No, unless one assumes the conclusion. If boycotts are speech, then sure, a law targeting boycotts targets speech, and a law that targets only some boycotts would be "content-based." But the very question under discussion is whether to treat a boycott as speech. As I have explained, there are conceptual and practical reasons not to.
To be sure, a law targeting a boycott could implicate free speech under special circumstances. As I observed in my February post and as Profs Koppelman, Volokh, and I acknowledge in our brief, the Arkansas law could implicate the First Amendment if the record contained evidence of censorial motivation on the part of the Arkansas legislature. Suppose that a majority (or a decisive minority) of Arkansas legislators voted for the legislation at issue for the purpose of suppressing the message sent by boycotts of Israel rather than because of what they regarded as the economic impact of boycotts of Israel. That might well violate the First Amendment.

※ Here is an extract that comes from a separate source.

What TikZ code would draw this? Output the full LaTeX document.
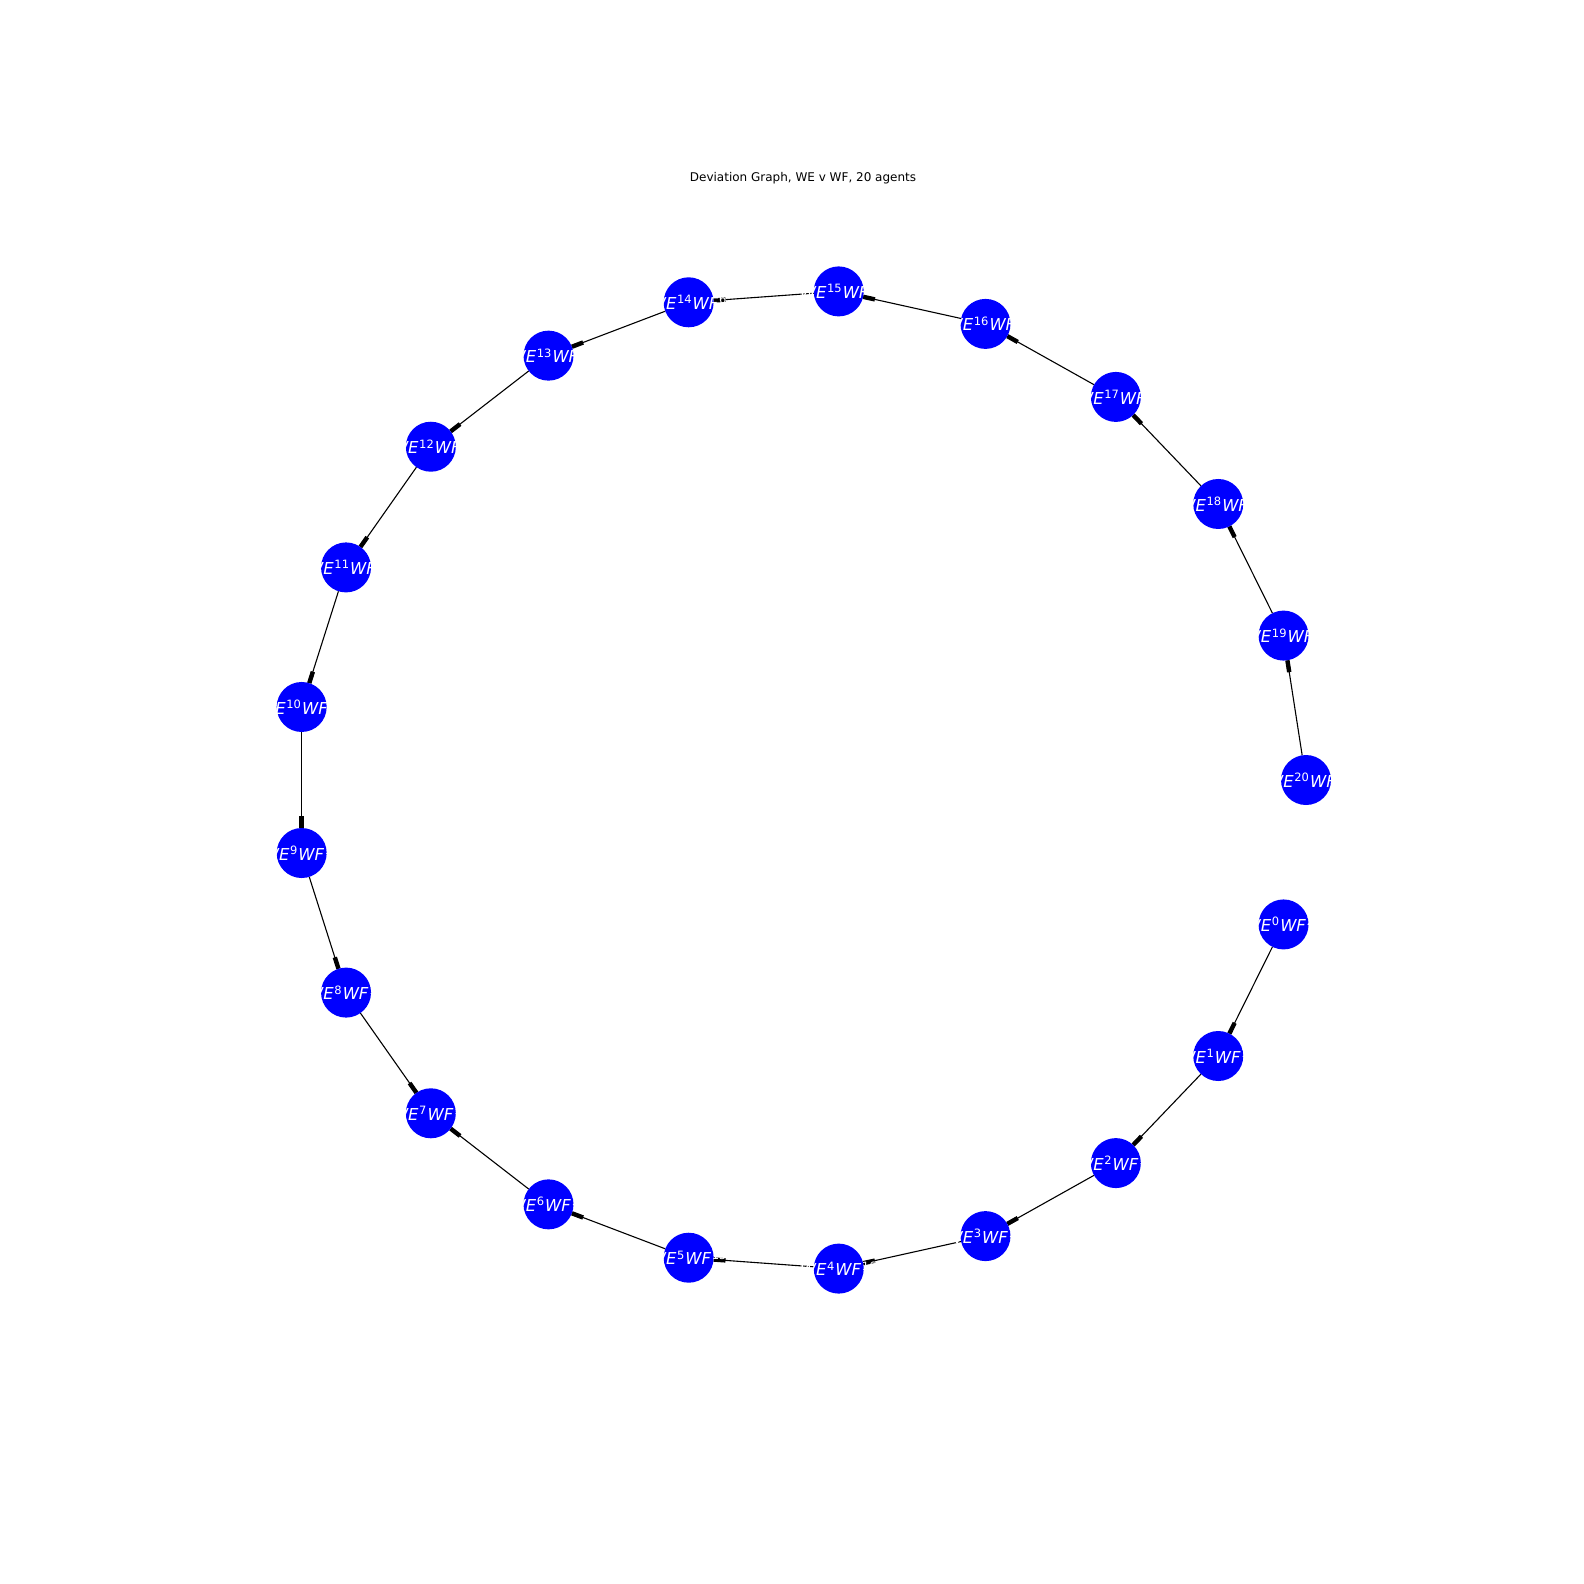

But absent such evidence of illicit subjective motive, the fact that a law treats economic transactions involving one foreign country or territory differently from economic transactions with others is not a First Amendment issue, even if the difference implicates a longstanding conflict. Purchases of certain goods from Iran but not the same goods from Saudi Arabia are forbidden. Tariffs differ by country and region. Etc. Nobody thinks these differences implicate the First Amendment, even if someone wants to make forbidden purchases of goods from North Korea or Venezuela to make a point.
Hold on, you say. Laws governing tariffs and sanctions are enacted at the federal level. What business does the state of Arkansas have in regulating economic transactions with foreign firms and governments? That's a fair question. Perhaps there could be a challenge to the Arkansas law under some conception of a "dormant foreign commerce clause" doctrine. The Supreme Court avoided ruling on whether there is such a doctrine in Crosby v. National Foreign Trade Councilwith respect to a Massachusetts law that forbade state entities from purchasing goods and services from companies doing business with Burma. But even if there were a dormant foreign commerce clause claim available, that would have nothing to do with free speech.
Even assuming the doctrinal question is open, there are powerful conceptual and pragmatic grounds to conclude that boycotts, absent more, are not expression, and that therefore, absent proof of censorial legislative motive, laws forbidding boycotts do not infringe free speech.